## WRITTEN TASK:
Write out the material exactly, leaving every picture behind.

## DATA SHOWN:
+++++

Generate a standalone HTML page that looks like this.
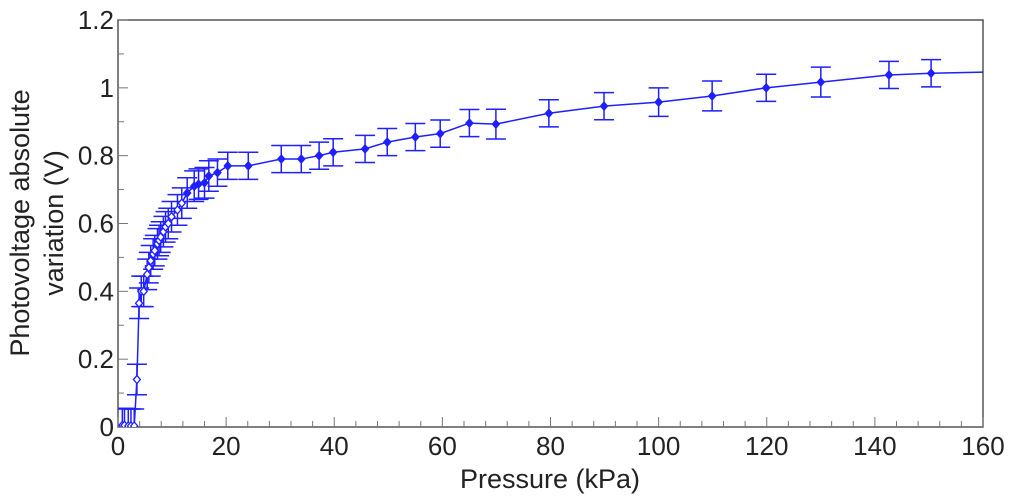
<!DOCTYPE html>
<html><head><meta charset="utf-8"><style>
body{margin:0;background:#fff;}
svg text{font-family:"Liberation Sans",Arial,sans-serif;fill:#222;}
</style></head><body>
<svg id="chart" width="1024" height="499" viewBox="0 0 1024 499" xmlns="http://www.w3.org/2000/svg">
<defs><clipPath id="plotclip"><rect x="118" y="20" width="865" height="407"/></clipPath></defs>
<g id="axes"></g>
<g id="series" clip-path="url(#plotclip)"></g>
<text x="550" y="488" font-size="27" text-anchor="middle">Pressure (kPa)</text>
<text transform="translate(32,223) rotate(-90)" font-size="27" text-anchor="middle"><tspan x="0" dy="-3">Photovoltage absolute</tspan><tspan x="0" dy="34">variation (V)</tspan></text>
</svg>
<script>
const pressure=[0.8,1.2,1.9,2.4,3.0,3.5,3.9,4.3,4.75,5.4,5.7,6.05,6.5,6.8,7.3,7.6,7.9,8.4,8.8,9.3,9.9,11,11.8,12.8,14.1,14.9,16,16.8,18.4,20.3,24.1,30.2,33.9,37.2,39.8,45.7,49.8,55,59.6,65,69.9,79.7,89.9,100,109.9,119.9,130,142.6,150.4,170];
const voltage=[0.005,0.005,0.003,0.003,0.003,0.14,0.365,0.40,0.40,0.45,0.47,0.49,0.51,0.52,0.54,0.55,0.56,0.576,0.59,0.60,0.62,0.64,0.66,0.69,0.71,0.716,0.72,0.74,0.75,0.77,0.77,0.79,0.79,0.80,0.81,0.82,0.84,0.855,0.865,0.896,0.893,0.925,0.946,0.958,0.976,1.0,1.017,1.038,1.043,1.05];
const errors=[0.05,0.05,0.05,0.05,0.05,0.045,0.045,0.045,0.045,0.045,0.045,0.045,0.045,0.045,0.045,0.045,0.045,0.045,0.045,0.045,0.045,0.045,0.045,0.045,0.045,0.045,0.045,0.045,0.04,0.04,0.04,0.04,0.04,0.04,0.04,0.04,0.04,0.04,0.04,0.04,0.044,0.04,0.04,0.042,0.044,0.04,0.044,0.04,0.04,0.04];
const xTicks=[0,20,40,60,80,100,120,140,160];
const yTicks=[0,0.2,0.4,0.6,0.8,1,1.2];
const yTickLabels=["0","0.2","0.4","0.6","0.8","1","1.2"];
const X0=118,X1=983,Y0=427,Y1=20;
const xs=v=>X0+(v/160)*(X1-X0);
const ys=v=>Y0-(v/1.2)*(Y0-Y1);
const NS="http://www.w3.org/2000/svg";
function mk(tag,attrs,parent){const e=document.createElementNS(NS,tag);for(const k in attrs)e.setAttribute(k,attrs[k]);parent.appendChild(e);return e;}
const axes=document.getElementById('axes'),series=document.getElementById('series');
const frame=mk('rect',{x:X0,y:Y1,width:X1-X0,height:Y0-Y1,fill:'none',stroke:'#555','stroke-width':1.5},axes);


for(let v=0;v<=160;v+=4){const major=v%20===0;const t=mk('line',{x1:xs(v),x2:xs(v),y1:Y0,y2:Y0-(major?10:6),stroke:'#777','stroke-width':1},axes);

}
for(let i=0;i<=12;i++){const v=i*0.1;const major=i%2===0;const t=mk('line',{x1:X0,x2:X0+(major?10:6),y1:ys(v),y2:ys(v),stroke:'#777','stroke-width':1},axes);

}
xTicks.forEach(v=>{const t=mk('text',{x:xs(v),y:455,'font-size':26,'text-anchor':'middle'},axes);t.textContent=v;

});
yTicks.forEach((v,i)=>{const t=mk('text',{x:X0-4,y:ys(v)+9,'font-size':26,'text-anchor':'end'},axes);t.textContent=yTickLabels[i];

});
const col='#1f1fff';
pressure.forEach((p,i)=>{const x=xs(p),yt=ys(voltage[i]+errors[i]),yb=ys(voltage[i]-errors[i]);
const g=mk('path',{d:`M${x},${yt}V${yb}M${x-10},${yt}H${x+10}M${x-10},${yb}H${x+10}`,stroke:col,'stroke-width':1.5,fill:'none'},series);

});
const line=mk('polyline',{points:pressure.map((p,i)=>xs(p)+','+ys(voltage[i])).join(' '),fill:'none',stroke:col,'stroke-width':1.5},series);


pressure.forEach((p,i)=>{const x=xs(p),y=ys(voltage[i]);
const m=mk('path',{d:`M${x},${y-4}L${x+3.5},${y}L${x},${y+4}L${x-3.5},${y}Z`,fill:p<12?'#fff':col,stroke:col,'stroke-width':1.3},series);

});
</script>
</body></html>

+++++

## RESPONSE TO THIS EXERCISE:
Generate a standalone HTML page that looks like this.
<!DOCTYPE html>
<html><head><meta charset="utf-8"><style>
body{margin:0;background:#fff;}
svg text{font-family:"Liberation Sans",Arial,sans-serif;fill:#222;}
</style></head><body>
<svg id="chart" width="1024" height="499" viewBox="0 0 1024 499" xmlns="http://www.w3.org/2000/svg">
<defs><clipPath id="plotclip"><rect x="118" y="20" width="865" height="407"/></clipPath></defs>
<g id="axes"></g>
<g id="series" clip-path="url(#plotclip)"></g>
<text x="550" y="488" font-size="27" text-anchor="middle">Pressure (kPa)</text>
<text transform="translate(32,223) rotate(-90)" font-size="27" text-anchor="middle"><tspan x="0" dy="-3">Photovoltage absolute</tspan><tspan x="0" dy="34">variation (V)</tspan></text>
</svg>
<script>
const pressure=[0.8,1.2,1.9,2.4,3.0,3.5,3.9,4.3,4.75,5.4,5.7,6.05,6.5,6.8,7.3,7.6,7.9,8.4,8.8,9.3,9.9,11,11.8,12.8,14.1,14.9,16,16.8,18.4,20.3,24.1,30.2,33.9,37.2,39.8,45.7,49.8,55,59.6,65,69.9,79.7,89.9,100,109.9,119.9,130,142.6,150.4,170];
const voltage=[0.005,0.005,0.003,0.003,0.003,0.14,0.365,0.40,0.40,0.45,0.47,0.49,0.51,0.52,0.54,0.55,0.56,0.576,0.59,0.60,0.62,0.64,0.66,0.69,0.71,0.716,0.72,0.74,0.75,0.77,0.77,0.79,0.79,0.80,0.81,0.82,0.84,0.855,0.865,0.896,0.893,0.925,0.946,0.958,0.976,1.0,1.017,1.038,1.043,1.05];
const errors=[0.05,0.05,0.05,0.05,0.05,0.045,0.045,0.045,0.045,0.045,0.045,0.045,0.045,0.045,0.045,0.045,0.045,0.045,0.045,0.045,0.045,0.045,0.045,0.045,0.045,0.045,0.045,0.045,0.04,0.04,0.04,0.04,0.04,0.04,0.04,0.04,0.04,0.04,0.04,0.04,0.044,0.04,0.04,0.042,0.044,0.04,0.044,0.04,0.04,0.04];
const xTicks=[0,20,40,60,80,100,120,140,160];
const yTicks=[0,0.2,0.4,0.6,0.8,1,1.2];
const yTickLabels=["0","0.2","0.4","0.6","0.8","1","1.2"];
const X0=118,X1=983,Y0=427,Y1=20;
const xs=v=>X0+(v/160)*(X1-X0);
const ys=v=>Y0-(v/1.2)*(Y0-Y1);
const NS="http://www.w3.org/2000/svg";
function mk(tag,attrs,parent){const e=document.createElementNS(NS,tag);for(const k in attrs)e.setAttribute(k,attrs[k]);parent.appendChild(e);return e;}
const axes=document.getElementById('axes'),series=document.getElementById('series');
const frame=mk('rect',{x:X0,y:Y1,width:X1-X0,height:Y0-Y1,fill:'none',stroke:'#555','stroke-width':1.5},axes);


for(let v=0;v<=160;v+=4){const major=v%20===0;const t=mk('line',{x1:xs(v),x2:xs(v),y1:Y0,y2:Y0-(major?10:6),stroke:'#777','stroke-width':1},axes);

}
for(let i=0;i<=12;i++){const v=i*0.1;const major=i%2===0;const t=mk('line',{x1:X0,x2:X0+(major?10:6),y1:ys(v),y2:ys(v),stroke:'#777','stroke-width':1},axes);

}
xTicks.forEach(v=>{const t=mk('text',{x:xs(v),y:455,'font-size':26,'text-anchor':'middle'},axes);t.textContent=v;

});
yTicks.forEach((v,i)=>{const t=mk('text',{x:X0-4,y:ys(v)+9,'font-size':26,'text-anchor':'end'},axes);t.textContent=yTickLabels[i];

});
const col='#1f1fff';
pressure.forEach((p,i)=>{const x=xs(p),yt=ys(voltage[i]+errors[i]),yb=ys(voltage[i]-errors[i]);
const g=mk('path',{d:`M${x},${yt}V${yb}M${x-10},${yt}H${x+10}M${x-10},${yb}H${x+10}`,stroke:col,'stroke-width':1.5,fill:'none'},series);

});
const line=mk('polyline',{points:pressure.map((p,i)=>xs(p)+','+ys(voltage[i])).join(' '),fill:'none',stroke:col,'stroke-width':1.5},series);


pressure.forEach((p,i)=>{const x=xs(p),y=ys(voltage[i]);
const m=mk('path',{d:`M${x},${y-4}L${x+3.5},${y}L${x},${y+4}L${x-3.5},${y}Z`,fill:p<12?'#fff':col,stroke:col,'stroke-width':1.3},series);

});
</script>
</body></html>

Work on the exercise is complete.